With the clock demo, I notice the clock is only shown face up or face down, where even a weak battery, that no longer has the energy to lift the second hand up the face against gravity pulling it down, will still have enough energy to turn the hand.
If you want to use the Batterpoo in a clock, at least get a clock with "continuous movement" where the second hand is running at 8Hz, to give the illusion of a smooth sweep. Those clock mechanisms will on average use a battery every 2 months, while a regular clock will go up to 2 years with a standard AA cell.

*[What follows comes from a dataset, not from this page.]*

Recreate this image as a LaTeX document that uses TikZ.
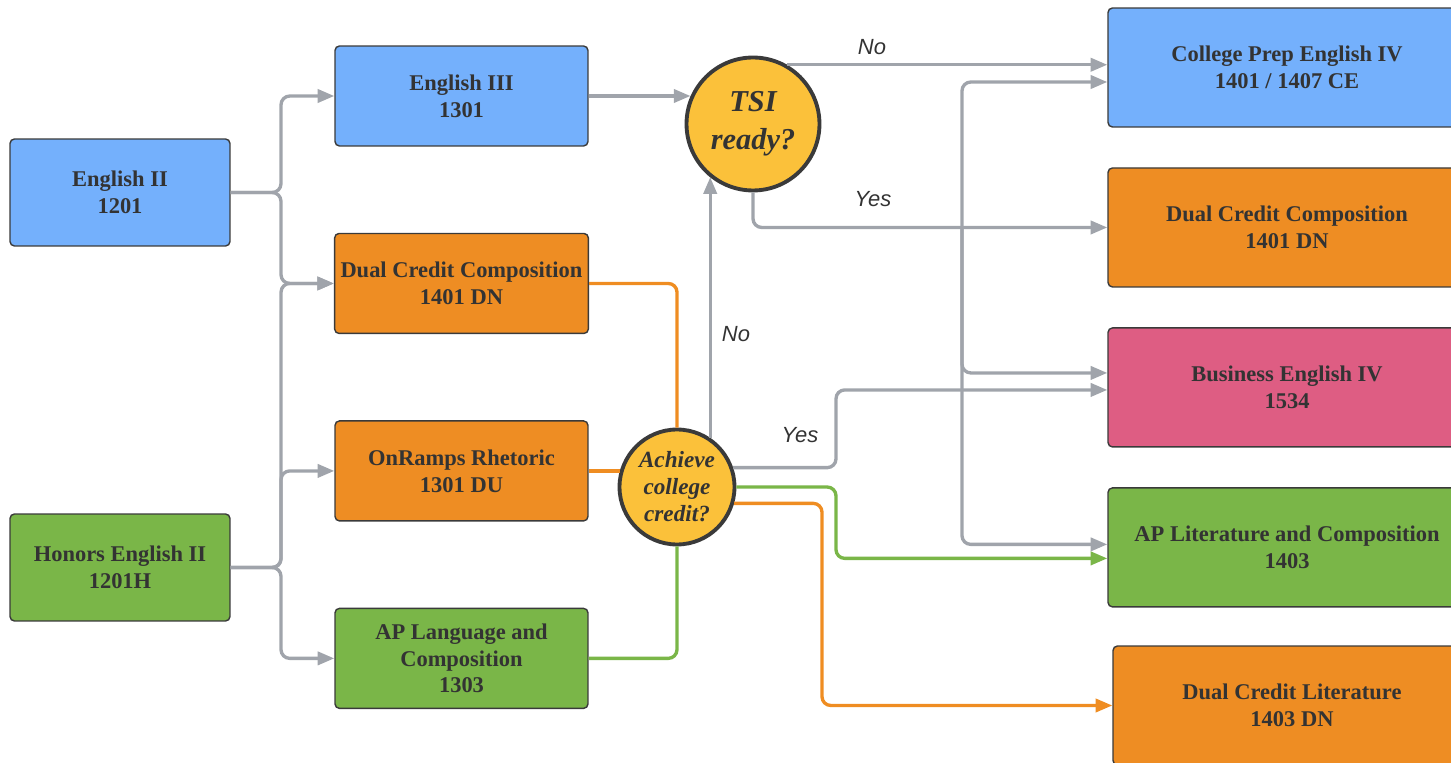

I have one in my office, and, after the 4th battery in 3 months, I got tired of this continual change, plus it had a timekeeping that depended on state of charge of the battery, so it ran fast with a new cell, but ran slow as the cell went flat. Gained around a minute a day for the first 2 weeks, then fine for a week and then lost 2 minutes a day as the cell aged out, before going dead with a loss of an hour a day for the last 3 days or so. Took a feed from the cordless phone backup battery ( 12V SLA pack, 2 old alarm chargers, one for the battery, the second to give 5V5 to replace the DECT power brick output) and after a bit of trial and error on resistor values for the red led I settled on 6k8, a red led and a used 1500uF 6V3 non totally dead Crapxon (junk pile parts off an old PC power supply near to hand) across the LED as the voltage it gave the best results on. Now it runs on 1V35, and gives near perfect time keeping.
With the Batterpoo you will also need to look at time keeping accuracy, rather pointless to have a clock running with one when it will have a poor accuracy, only showing the right time every few months. At least a dead regular battery has an indication there is a fault, not a clock that runs, but loses time more and more as it goes on.